A ‘big data tsunami’ is altering probably every aspect of life, and it is up to academics to help businesses, communities and individuals adapt.
That was the message from a two-day event to look at some of the key questions to help society prepare for an explosion of big data and artificial intelligence (AI).
It came just over a month since the Cambridge Analytica and Facebook data scandal first hit the headlines, propelling some of the controversies surrounding the issue of big data to the forefront of the public’s minds.
Researchers from across Europe gathered for talks, organised by professors from Coventry University and Brunel Business School, to kick-start ideas for a new research project relating to these contentious topics.
The gathering was to map out how AI and big data will change society and people’s lives the most over the next decade and what research will best equip people and organisations to cope.
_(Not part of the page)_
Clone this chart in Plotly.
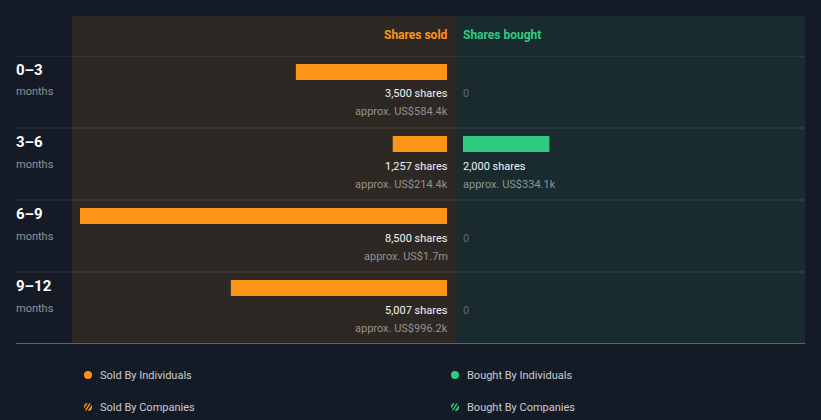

Debates explored topics such as: how the gig economy might spread to new sectors; how unevenly distributed leisure time might be polarising those out of work and those in work as a result of jobs being automated; and how algorithms are recommending what you should buy and even how you might think and perceive events, relationships and other people.
The talks, hosted by Brunel Business School, identified four different areas of AI and big data for research to focus on: how ideologies becomes built into AI’s algorithms; the economic and social value of AI and big data to organisations; trust within AI and human trust of the results generated by technology; and the consequences of AI and big data on society and individuals.